There was, the Minister added, “no road map” to how or where the 20,000 people on the Place de la Paix would be accommodated. “Unless the land issue is sorted out, nothing will be sorted out. There simply has to be government action.”

Brendan Rogers, the director general of Irish Aid who accompanied the Minister, suggested Haiti could establish a land commission as Ireland did in the 1930s, to stop poor people paying rent to absentee landlords.

Mr Power said he intended to bring the issue up with prime minister Jean-Max Bellerive. As he left Mr Bellerive’s office yesterday, the Minister said Mr Bellerive was “adamant that he has the appropriate powers to acquire the appropriate land” but insisted that NGOs and agencies work through the government plan.

The former Haitian president Jean-Bertrand Aristide, who lives in exile in South Africa, was seen as the champion of Haiti’s poor. The government headed by Mr Bellerive, a Swiss-trained economist, is more friendly to business interests. Mr Bellerive told Mr Power of his desire “to rebuild the private sector”.

An economy run by the private sector has not served Haitians well in the past. Goal’s operation at Canapé Vert, a poor, destroyed sector of the capital, is a case in point. “The costs here are astronomical,” said Simon Brown, a Goal logistician who arrived 12 days after the earthquake.

“There’s such a high demand for tipper trucks and diggers that the owners can charge whatever they want,” Brown explained.

In the event, the going rate is $400 a day for a truck and $800 for a digger. Yes, it’s exploitation, Darren Hanniffy, Goal’s country director admitted. “But it’s a fact of an emergency. The law of supply and demand.”
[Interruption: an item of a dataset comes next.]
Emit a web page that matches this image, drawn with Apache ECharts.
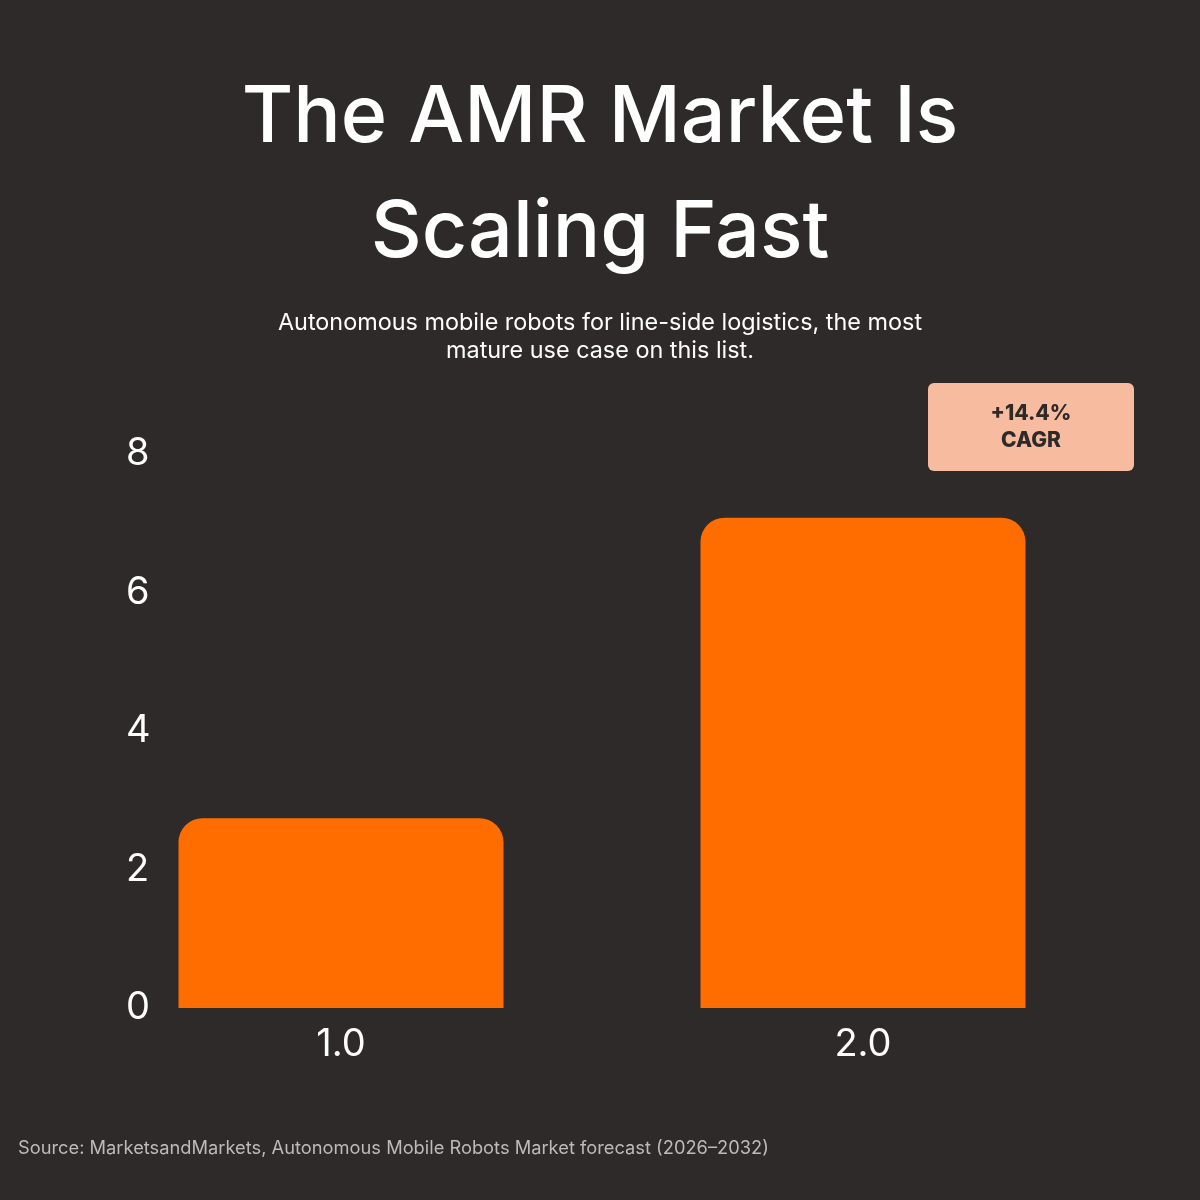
<!DOCTYPE html>
<html lang="en">
<head>
<meta charset="UTF-8">
<title>AMR Market</title>
<script src="https://cdn.jsdelivr.net/npm/echarts@6/dist/echarts.min.js"></script>
<style>
  html, body { margin: 0; padding: 0; background: #2d2a29; }
  #chart { width: 1200px; height: 1200px; }
</style>
</head>
<body>
<div id="chart"></div>
<script>
// data
var categories = ['1.0', '2.0'];
var marketValues = [2.74, 7.08];
var yTicks = [0, 2, 4, 6, 8];
var cagrLabel = ['+14.4%', 'CAGR'];

var myChart = echarts.init(document.getElementById('chart'));

var option = {
    backgroundColor: '#2d2a29',
    title: [
        {
            text: 'Source: MarketsandMarkets, Autonomous Mobile Robots Market forecast (2026\u20132032)',
            left: 13,
            top: 1135,
            textStyle: {
                color: '#bdbab8',
                fontFamily: 'Inter',
                fontWeight: 400,
                fontSize: 18.3
            }
        }
    ],
    grid: {
        left: 80,
        right: 76,
        top: 454,
        bottom: 192,
        containLabel: false
    },
    xAxis: {
        type: 'category',
        data: categories,
        axisLine: { show: false },
        axisTick: { show: false },
        axisLabel: {
            color: '#ffffff',
            fontFamily: 'Inter',
            fontSize: 38,
            margin: 18
        }
    },
    yAxis: {
        type: 'value',
        min: yTicks[0],
        max: yTicks[yTicks.length - 1],
        interval: 2,
        splitLine: { show: false },
        axisLine: { show: false },
        axisTick: { show: false },
        axisLabel: {
            inside: true,
            margin: 46,
            color: '#ffffff',
            fontFamily: 'Inter',
            fontSize: 38
        }
    },
    series: [
        {
            type: 'bar',
            data: marketValues,
            barWidth: 325,
            itemStyle: {
                color: '#ff6d00',
                borderRadius: [24, 24, 0, 0]
            }
        }
    ],
    graphic: [
        // title, two centred lines
        {
            type: 'text',
            style: {
                x: 600,
                y: 61,
                text: 'The AMR Market Is\nScaling Fast',
                fill: '#ffffff',
                font: '500 79px Inter',
                lineHeight: 115,
                align: 'center',
                verticalAlign: 'top'
            }
        },
        {
            type: 'text',
            style: {
                x: 600,
                y: 309,
                text: 'Autonomous mobile robots for line-side logistics, the most\nmature use case on this list.',
                fill: '#ffffff',
                font: '400 23.4px Inter',
                lineHeight: 28,
                align: 'center',
                verticalAlign: 'top'
            }
        },
        {
            type: 'group',
            left: 928,
            top: 383,
            children: [
                {
                    type: 'rect',
                    shape: { x: 0, y: 0, width: 206, height: 88, r: 6 },
                    style: { fill: '#f7bc9f' }
                },
                {
                    type: 'text',
                    style: {
                        x: 103,
                        y: 44,
                        text: cagrLabel.join('\n'),
                        fill: '#2d2a29',
                        font: '800 21px Inter',
                        lineHeight: 27,
                        align: 'center',
                        verticalAlign: 'middle'
                    }
                }
            ]
        }
    ]
};

myChart.setOption(option);
</script>
</body>
</html>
Goal had to abandon one project in the Carrefour Feuille neighbourhood because gangs wanted to dictate who they hired. The government and aid groups have set a standard labour wage of $5 per day. Goal’s policy is to hire the most vulnerable people, and 48 per cent of their beneficiaries are women. The gangs in Carrefour Feuille threatened to make it impossible for the Irish aid group to work anywhere in Port-au-Prince.

The Haitians who have been accepted for Goal’s cash for work programme break up rubble with pick-axes, shovel it into wheelbarrows or carry it in buckets to large mounds that are then trucked to dumps outside the city. The amounts of rubble are vast.

The slum is cramped, and on a steep incline, so everything has to be done by hand. It’s a bit like digging a tunnel with a spoon.

At the bottom of the ravine in Canapé Vert stands a mountain of rubble the size of a city block.

Mr Power stopped to talk to Carelle Petitpapa (44), a Goal cash-for-work beneficiary. Wrinkled and shrivelled beyond her years, Ms Petitpapa lost her house and a son in the quake.

She uses her meagre income to buy charcoal and mangoes, which she resells. The aid agencies “are doing God’s work,” she told me.

“It’s very clear to me that the challenges in this country are absolutely staggering, and it’s going to take many, many, many years,” Mr Power concluded.